What the task requires: Restate the material word for word and leave out anything that is a picture.

Provided data:
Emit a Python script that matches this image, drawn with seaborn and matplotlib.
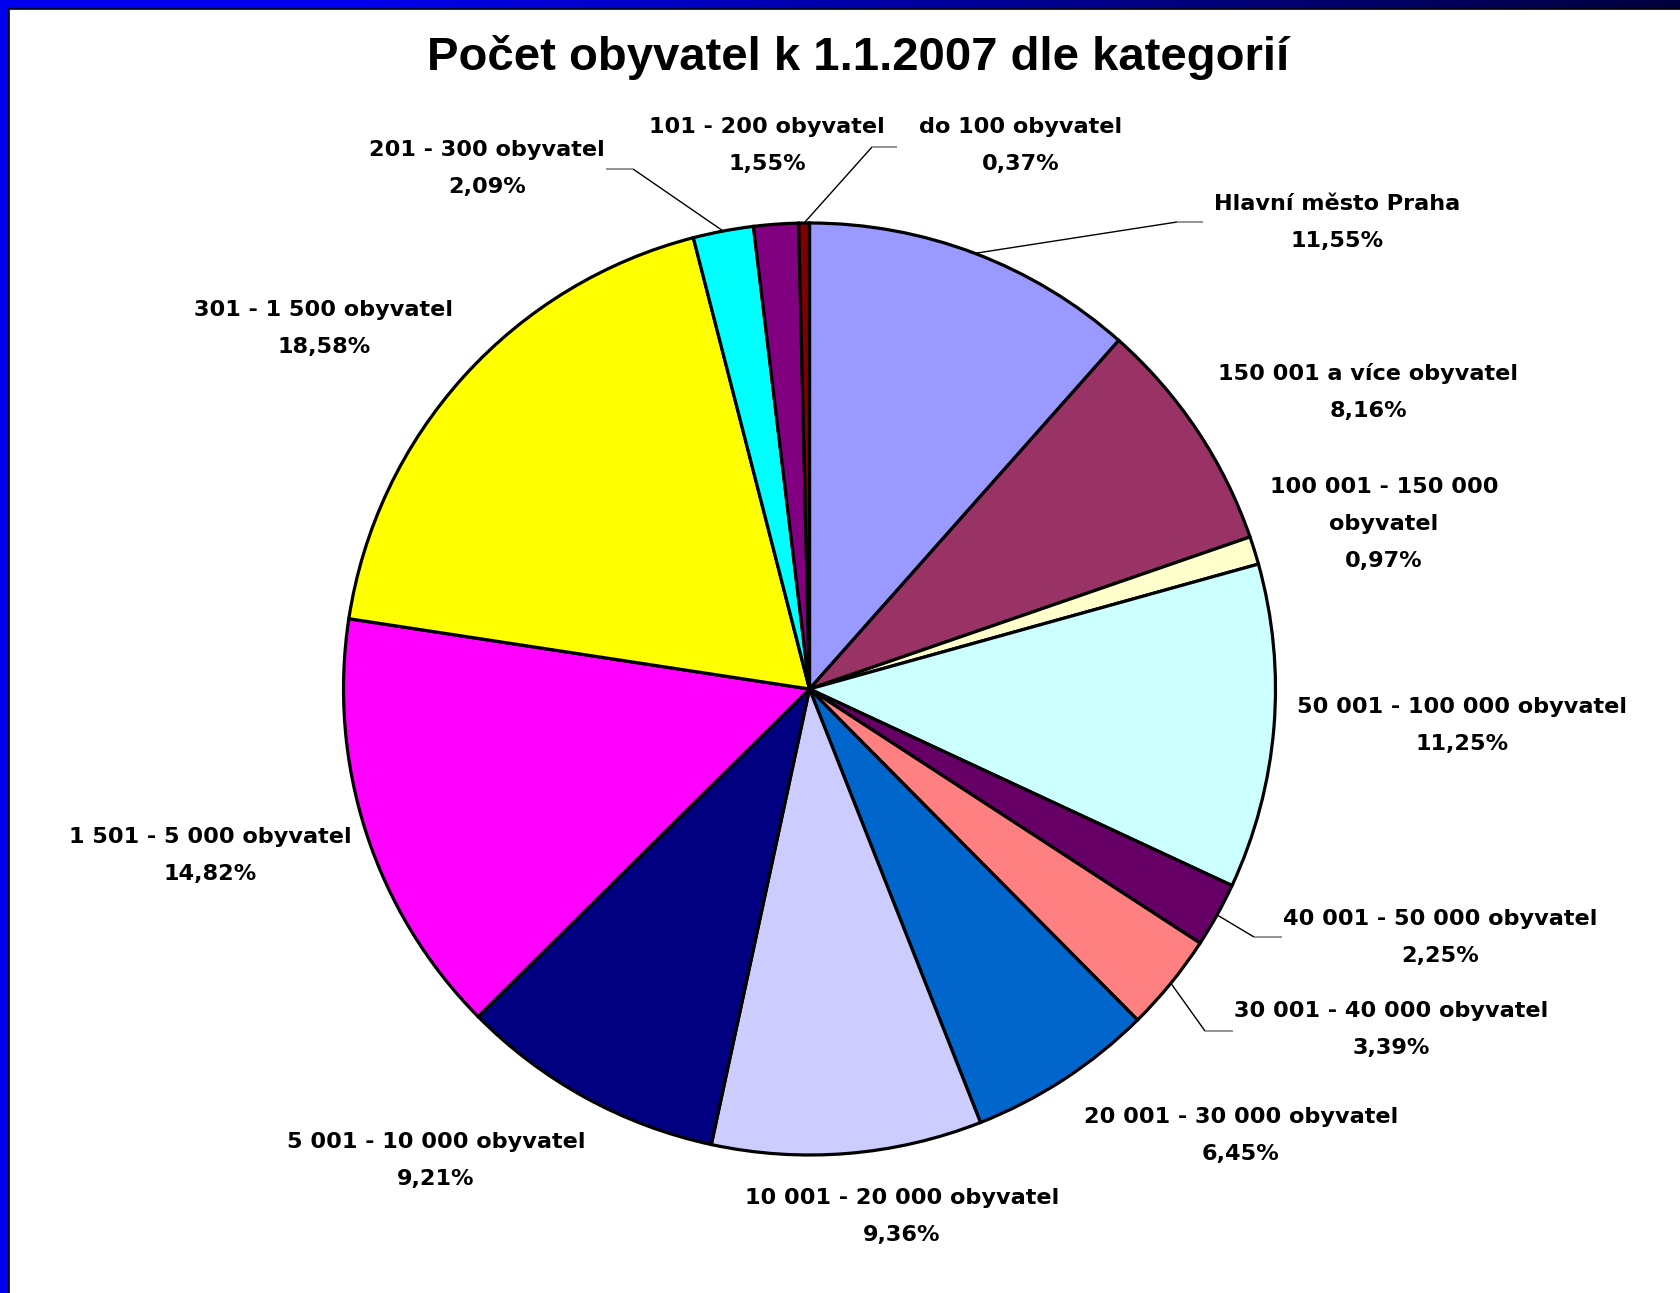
import numpy as np
import matplotlib
matplotlib.use("Agg")
import matplotlib.pyplot as plt
import seaborn as sns

# ---------------- data ----------------
categories = [
    "Hlavní město Praha",
    "150 001 a více obyvatel",
    "100 001 - 150 000\nobyvatel",
    "50 001 - 100 000 obyvatel",
    "40 001 - 50 000 obyvatel",
    "30 001 - 40 000 obyvatel",
    "20 001 - 30 000 obyvatel",
    "10 001 - 20 000 obyvatel",
    "5 001 - 10 000 obyvatel",
    "1 501 - 5 000 obyvatel",
    "301 - 1 500 obyvatel",
    "201 - 300 obyvatel",
    "101 - 200 obyvatel",
    "do 100 obyvatel",
]
shares = [11.55, 8.16, 0.97, 11.25, 2.25, 3.39, 6.45, 9.36, 9.21, 14.82, 18.58, 2.09, 1.55, 0.37]
colors = ["#9999FF", "#993366", "#FFFFCC", "#CCFFFF", "#660066", "#FF8080", "#0066CC",
          "#CCCCFF", "#000080", "#FF00FF", "#FFFF00", "#00FFFF", "#800080", "#800000"]
title = "Počet obyvatel k 1.1.2007 dle kategorií"

# ---------------- layout (pixel positions, y measured from top) ----------------
W, H = 1681, 1293
CX, CY, R = 809.5, 689.0, 466.0
label_pos = [  # (x center, y of first line center)
    (1337, 202), (1368, 372), (1384, 485), (1462, 705), (1440, 917), (1391, 1009),
    (1241, 1115), (902, 1196), (436, 1140), (210, 835), (324, 308), (487, 148),
    (767, 125), (1021, 125),
]
line_gap = 37.0
# leader lines: index -> (knee x, knee y, end x)
leaders = {0: (1177, 222, 1203), 4: (1254, 937, 1282), 5: (1205, 1031, 1233),
           11: (633, 169, 606), 13: (872, 147, 897)}

sns.set_theme(style="white")
plt.rcParams["font.family"] = ["DejaVu Sans"]

fig = plt.figure(figsize=(W / 100, H / 100), dpi=100)
fig.patch.set_facecolor("white")
ax = fig.add_axes([0, 0, 1, 1])

def fy(y):
    return H - y

ax.pie(shares, colors=colors, startangle=90, counterclock=False,
       center=(CX, fy(CY)), radius=R,
       wedgeprops=dict(edgecolor="black", linewidth=2.3))
ax.set_xlim(0, W)
ax.set_ylim(0, H)
ax.set_aspect("auto")
ax.axis("off")

# labels
for i, (cat, v) in enumerate(zip(categories, shares)):
    lines = cat.split("\n") + [f"{v:.2f}".replace(".", ",") + "%"]
    x, y0 = label_pos[i]
    for k, t in enumerate(lines):
        ax.text(x, fy(y0 + 2 + k * line_gap), t, ha="center", va="center",
                fontsize=16.1, fontweight="bold", color="black")

# leader lines, end point on the pie edge from the wedge mid angle
cum = np.cumsum([0] + shares)
for i, (kx, ky, ex) in leaders.items():
    mid = (cum[i] + cum[i + 1]) / 2 / 100 * 2 * np.pi
    px = CX + R * np.sin(mid)
    py = CY - R * np.cos(mid)
    ax.plot([px, kx], [fy(py), fy(ky)], color="black", lw=1.0, solid_capstyle="butt")
    ax.plot([kx, ex], [fy(ky), fy(ky)], color="#808080", lw=1.2, solid_capstyle="butt")

# title
ax.text(858, fy(57), title, ha="center", va="center", fontsize=34, fontweight="bold",
        family=["Liberation Sans", "DejaVu Sans"], color="black")

# frame: gradient top bar and blue left bar
bar = 9
grad_x = np.linspace(0, W, 400)
blue = np.where(grad_x < 350, 238, 238 - (grad_x - 350) / (W - 350) * 178) / 255.0
grad = np.zeros((1, len(grad_x), 3))
grad[0, :, 2] = blue
axt = fig.add_axes([0, 1 - bar / H, 1, bar / H])
axt.imshow(grad, aspect="auto", extent=(0, 1, 0, 1))
axt.axis("off")
axl = fig.add_axes([0, 0, bar / W, 1 - bar / H])
axl.set_facecolor((0, 0, 238 / 255))
axl.set_xticks([]); axl.set_yticks([])
for s in axl.spines.values():
    s.set_visible(False)
fig.add_artist(plt.Line2D([bar / W, 1], [1 - bar / H, 1 - bar / H], color="black", lw=1.2))
fig.add_artist(plt.Line2D([bar / W, bar / W], [0, 1 - bar / H], color="black", lw=1.2))

fig.savefig("out.png", dpi=100, facecolor="white")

Correct response:
Emit a Python script that matches this image, drawn with seaborn and matplotlib.
import numpy as np
import matplotlib
matplotlib.use("Agg")
import matplotlib.pyplot as plt
import seaborn as sns

# ---------------- data ----------------
categories = [
    "Hlavní město Praha",
    "150 001 a více obyvatel",
    "100 001 - 150 000\nobyvatel",
    "50 001 - 100 000 obyvatel",
    "40 001 - 50 000 obyvatel",
    "30 001 - 40 000 obyvatel",
    "20 001 - 30 000 obyvatel",
    "10 001 - 20 000 obyvatel",
    "5 001 - 10 000 obyvatel",
    "1 501 - 5 000 obyvatel",
    "301 - 1 500 obyvatel",
    "201 - 300 obyvatel",
    "101 - 200 obyvatel",
    "do 100 obyvatel",
]
shares = [11.55, 8.16, 0.97, 11.25, 2.25, 3.39, 6.45, 9.36, 9.21, 14.82, 18.58, 2.09, 1.55, 0.37]
colors = ["#9999FF", "#993366", "#FFFFCC", "#CCFFFF", "#660066", "#FF8080", "#0066CC",
          "#CCCCFF", "#000080", "#FF00FF", "#FFFF00", "#00FFFF", "#800080", "#800000"]
title = "Počet obyvatel k 1.1.2007 dle kategorií"

# ---------------- layout (pixel positions, y measured from top) ----------------
W, H = 1681, 1293
CX, CY, R = 809.5, 689.0, 466.0
label_pos = [  # (x center, y of first line center)
    (1337, 202), (1368, 372), (1384, 485), (1462, 705), (1440, 917), (1391, 1009),
    (1241, 1115), (902, 1196), (436, 1140), (210, 835), (324, 308), (487, 148),
    (767, 125), (1021, 125),
]
line_gap = 37.0
# leader lines: index -> (knee x, knee y, end x)
leaders = {0: (1177, 222, 1203), 4: (1254, 937, 1282), 5: (1205, 1031, 1233),
           11: (633, 169, 606), 13: (872, 147, 897)}

sns.set_theme(style="white")
plt.rcParams["font.family"] = ["DejaVu Sans"]

fig = plt.figure(figsize=(W / 100, H / 100), dpi=100)
fig.patch.set_facecolor("white")
ax = fig.add_axes([0, 0, 1, 1])

def fy(y):
    return H - y

ax.pie(shares, colors=colors, startangle=90, counterclock=False,
       center=(CX, fy(CY)), radius=R,
       wedgeprops=dict(edgecolor="black", linewidth=2.3))
ax.set_xlim(0, W)
ax.set_ylim(0, H)
ax.set_aspect("auto")
ax.axis("off")

# labels
for i, (cat, v) in enumerate(zip(categories, shares)):
    lines = cat.split("\n") + [f"{v:.2f}".replace(".", ",") + "%"]
    x, y0 = label_pos[i]
    for k, t in enumerate(lines):
        ax.text(x, fy(y0 + 2 + k * line_gap), t, ha="center", va="center",
                fontsize=16.1, fontweight="bold", color="black")

# leader lines, end point on the pie edge from the wedge mid angle
cum = np.cumsum([0] + shares)
for i, (kx, ky, ex) in leaders.items():
    mid = (cum[i] + cum[i + 1]) / 2 / 100 * 2 * np.pi
    px = CX + R * np.sin(mid)
    py = CY - R * np.cos(mid)
    ax.plot([px, kx], [fy(py), fy(ky)], color="black", lw=1.0, solid_capstyle="butt")
    ax.plot([kx, ex], [fy(ky), fy(ky)], color="#808080", lw=1.2, solid_capstyle="butt")

# title
ax.text(858, fy(57), title, ha="center", va="center", fontsize=34, fontweight="bold",
        family=["Liberation Sans", "DejaVu Sans"], color="black")

# frame: gradient top bar and blue left bar
bar = 9
grad_x = np.linspace(0, W, 400)
blue = np.where(grad_x < 350, 238, 238 - (grad_x - 350) / (W - 350) * 178) / 255.0
grad = np.zeros((1, len(grad_x), 3))
grad[0, :, 2] = blue
axt = fig.add_axes([0, 1 - bar / H, 1, bar / H])
axt.imshow(grad, aspect="auto", extent=(0, 1, 0, 1))
axt.axis("off")
axl = fig.add_axes([0, 0, bar / W, 1 - bar / H])
axl.set_facecolor((0, 0, 238 / 255))
axl.set_xticks([]); axl.set_yticks([])
for s in axl.spines.values():
    s.set_visible(False)
fig.add_artist(plt.Line2D([bar / W, 1], [1 - bar / H, 1 - bar / H], color="black", lw=1.2))
fig.add_artist(plt.Line2D([bar / W, bar / W], [0, 1 - bar / H], color="black", lw=1.2))

fig.savefig("out.png", dpi=100, facecolor="white")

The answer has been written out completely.